F. B. Hole shows that these claims did not begin in the Gospels — they were prophesied centuries before:

"Unto us a child is born, unto us a son is given: and the government shall be upon His shoulder: and His name shall be called Wonderful, Counsellor, The mighty God, The everlasting Father, The Prince of Peace." Take careful notice of this remarkable prophecy. It does not speak of some passing manifestation of God … "The mighty God" is the name of the Child who is to be born, the Son who is to be given.

F. B. Hole

And Hole sums up what the New Testament reveals:

The New Testament is the revelation of the Daysman of Job's desire — JESUS, who is both GOD and MAN.

Synthesis

Jesus did not say "I am God" as a bare theological formula.
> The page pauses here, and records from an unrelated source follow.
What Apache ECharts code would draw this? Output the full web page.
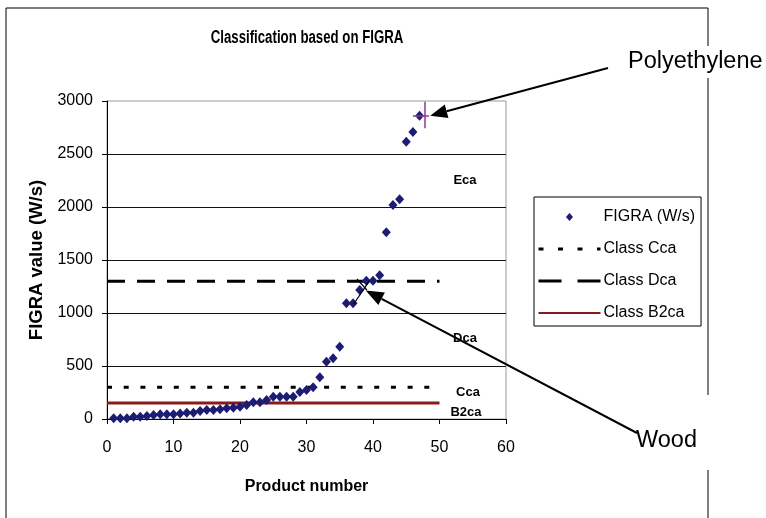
<!DOCTYPE html>
<html><head><meta charset="utf-8">
<script src="https://cdn.jsdelivr.net/npm/echarts@6/dist/echarts.min.js"></script>
<style>html,body{margin:0;padding:0;background:#fff}#c{width:766px;height:518px}</style>
</head><body><div id="c"></div>
<script>
// ---- data ----
const productNumbers = [1,2,3,4,5,6,7,8,9,10,11,12,13,14,15,16,17,18,19,20,21,22,23,24,25,26,27,28,29,30,31,32,33,34,35,36,37,38,39,40,41,42,43,44,45,46,47];
const figraValues = [7,7,7,22,22,28,38,44,44,44,53,59,59,75,85,85,91,101,107,116,132,157,157,179,210,210,210,210,255,274,299,393,541,572,682,1091,1091,1217,1305,1305,1355,1761,2019,2072,2616,2708,2861];
const classLineX = [0, 50];
const classCca = [300, 300];
const classDca = [1300, 1300];
const classB2ca = [150, 150];
const xTickValues = [0, 10, 20, 30, 40, 50, 60];
const yTickValues = [0, 500, 1000, 1500, 2000, 2500, 3000];
const classZoneLabels = ['Eca', 'Dca', 'Cca', 'B2ca'];
// annotation marks (data coords)
const polyethyleneCrossH = [[46.0, 2861], [48.4, 2861]];
const polyethyleneCrossV = [[47.75, 2742], [47.75, 2993]];
const woodCrossA = [[37.58, 1321], [39.08, 1217]];
const woodCrossB = [[37.09, 1085], [39.49, 1305]];

const FONT = 'Liberation Sans, Arial, sans-serif';
const zip = (xs, ys) => xs.map((x, i) => [x, ys[i]]);
const NAVY = '#1C1C72';

const chart = echarts.init(document.getElementById('c'), null, {renderer: 'canvas'});
const option = {
  animation: false,
  backgroundColor: '#fff',
  textStyle: {fontFamily: FONT, color: '#000'},
  grid: {left: 107, top: 101, right: 260, bottom: 99, show: true, borderColor: '#999', borderWidth: 1, containLabel: false},
  legend: {
    orient: 'vertical', left: 534, top: 197,
    data: [
      {name: 'FIGRA (W/s)', icon: 'path://M0 0L0.01 0ZM62 8L62.01 8ZM27.5 4L31 0L34.5 4L31 8Z'},
      {name: 'Class Cca', itemStyle: {opacity: 0}, lineStyle: {type: [5, 14.5], width: 3}},
      {name: 'Class Dca', itemStyle: {opacity: 0}, lineStyle: {type: [23, 16], width: 3}},
      {name: 'Class B2ca', itemStyle: {opacity: 0}}
    ],
    itemWidth: 62, itemHeight: 8, itemGap: 16,
    padding: [12, 6, 5, 3],
    borderColor: '#000', borderWidth: 1, backgroundColor: '#fff',
    textStyle: {fontFamily: FONT, fontSize: 16, color: '#000', padding: [0,0,0,-2]},
    selectedMode: false
  },
  xAxis: {
    type: 'value', min: xTickValues[0], max: xTickValues[xTickValues.length - 1], interval: 10,
    name: 'Product number', nameLocation: 'middle', nameGap: 60,
    nameTextStyle: {fontFamily: FONT, fontSize: 16, fontWeight: 'bold', color: '#000'},
    axisLine: {show: true, onZero: false, lineStyle: {color: '#000', width: 1}},
    axisTick: {show: true, inside: false, length: 5, lineStyle: {color: '#000'}},
    axisLabel: {fontFamily: FONT, fontSize: 16, color: '#000', margin: 21, formatter: v => String(v)},
    splitLine: {show: false}
  },
  yAxis: {
    type: 'value', min: yTickValues[0], max: yTickValues[yTickValues.length - 1], interval: 500,
    name: 'FIGRA value (W/s)', nameLocation: 'middle', nameGap: 52, nameRotate: 90,
    nameTextStyle: {fontFamily: FONT, fontSize: 18.5, fontWeight: 'bold', color: '#000'},
    axisLine: {show: true, onZero: false, lineStyle: {color: '#000', width: 1}},
    axisTick: {show: true, inside: false, length: 5, lineStyle: {color: '#000'}},
    axisLabel: {fontFamily: FONT, fontSize: 16, color: '#000', margin: 14, formatter: v => String(v)},
    splitLine: {show: true, showMaxLine: false, lineStyle: {color: '#111', width: 1}}
  },
  series: [
    {
      name: 'Class Cca', type: 'line', data: zip(classLineX, classCca), symbol: 'none', silent: true,
      color: '#000', lineStyle: {color: '#000', width: 3, type: [5, 11.7]}, z: 3
    },
    {
      name: 'Class Dca', type: 'line', data: zip(classLineX, classDca), symbol: 'none', silent: true,
      color: '#000', lineStyle: {color: '#000', width: 3, type: [18, 12]}, z: 3
    },
    {
      name: 'Class B2ca', type: 'line', data: zip(classLineX, classB2ca), symbol: 'none', silent: true,
      color: '#8B1A1A', lineStyle: {color: '#8B1A1A', width: 3, type: 'solid'}, z: 3
    },
    {
      name: 'FIGRA (W/s)', type: 'scatter', data: zip(productNumbers, figraValues),
      symbol: 'diamond', symbolSize: [9, 10], color: NAVY, itemStyle: {color: NAVY, opacity: 1}, z: 5
    },
    {
      name: 'polyCross', type: 'lines', coordinateSystem: 'cartesian2d', silent: true, z: 6,
      lineStyle: {color: '#8E3A8E', width: 1.5, opacity: 1},
      data: [{coords: polyethyleneCrossH}, {coords: polyethyleneCrossV}]
    },
    {
      name: 'woodCross', type: 'lines', coordinateSystem: 'cartesian2d', silent: true, z: 6,
      lineStyle: {color: '#000', width: 1.2, opacity: 1},
      data: [{coords: woodCrossA}, {coords: woodCrossB}]
    }
  ]
};
chart.setOption(option);

function arrow(x1, y1, x2, y2, len, half) {
  const dx = x2 - x1, dy = y2 - y1, L = Math.hypot(dx, dy);
  const ux = dx / L, uy = dy / L;
  const bx = x2 - ux * len, by = y2 - uy * len;
  return [
    {type: 'line', shape: {x1: x1, y1: y1, x2: bx, y2: by}, style: {stroke: '#000', lineWidth: 2}, z: 100},
    {type: 'polygon', shape: {points: [[x2, y2], [bx - uy * half, by + ux * half], [bx + uy * half, by - ux * half]]}, style: {fill: '#000'}, z: 100}
  ];
}
const polyTip = chart.convertToPixel({gridIndex: 0}, [48.6, 2862]);
const woodTip = chart.convertToPixel({gridIndex: 0}, [38.9, 1213]);
const zoneLabelPos = [[465, 180], [465, 338], [468, 392], [466, 412]];
const graphics = [].concat(
  arrow(608, 68, polyTip[0], polyTip[1], 17, 7),
  arrow(637, 433, woodTip[0], woodTip[1], 18, 7),
  [
    {type: 'text', x: 307, y: 38, scaleX: 0.735, style: {text: 'Classification based on FIGRA', font: 'bold 18px ' + FONT, fill: '#000', textAlign: 'center', textVerticalAlign: 'middle'}, z: 100},
    {type: 'text', x: 628, y: 62, style: {text: 'Polyethylene', font: '23.5px ' + FONT, fill: '#000', textVerticalAlign: 'middle'}, z: 100},
    {type: 'text', x: 636, y: 441, style: {text: 'Wood', font: '23.5px ' + FONT, fill: '#000', textVerticalAlign: 'middle'}, z: 100},
    {type: 'polyline', shape: {points: [[708, 46], [708, 8], [6, 8], [6, 518]]}, style: {stroke: '#000', lineWidth: 1, fill: null}, z: 1},
    {type: 'line', shape: {x1: 708, y1: 78, x2: 708, y2: 395}, style: {stroke: '#000', lineWidth: 1}, z: 1},
    {type: 'line', shape: {x1: 708, y1: 470, x2: 708, y2: 518}, style: {stroke: '#000', lineWidth: 1}, z: 1}
  ],
  classZoneLabels.map((t, i) => ({
    type: 'text', x: zoneLabelPos[i][0], y: zoneLabelPos[i][1],
    style: {text: t, font: 'bold 13px ' + FONT, fill: '#000', textAlign: 'center', textVerticalAlign: 'middle'}, z: 100
  }))
);
chart.setOption({graphic: graphics});
</script></body></html>
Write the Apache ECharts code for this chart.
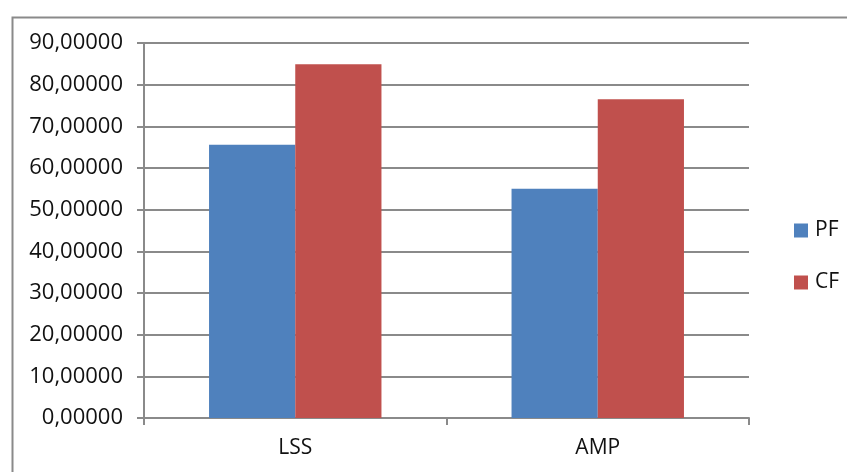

He did something far more powerful: He took the covenant name of God upon Himself ("Before Abraham was, I AM"), claimed unbroken oneness with the Father ("I and my Father are one"), demanded the same honour due to God alone ("that all may honour the Son even as they honour the Father"), and accepted worship when Thomas fell at His feet and said "My Lord and my God" — without a word of correction. His enemies understood Him perfectly. As Darby wrote, "Christ is the Jehovah of the Old Testament," and as Kelly observed, "it is the growing rejection of Christ's word that leads Him on step by step to the assertion that He was very God, though a man upon the earth." The question is not whether Jesus claimed to be God — the evidence is overwhelming — but what we will do with that claim.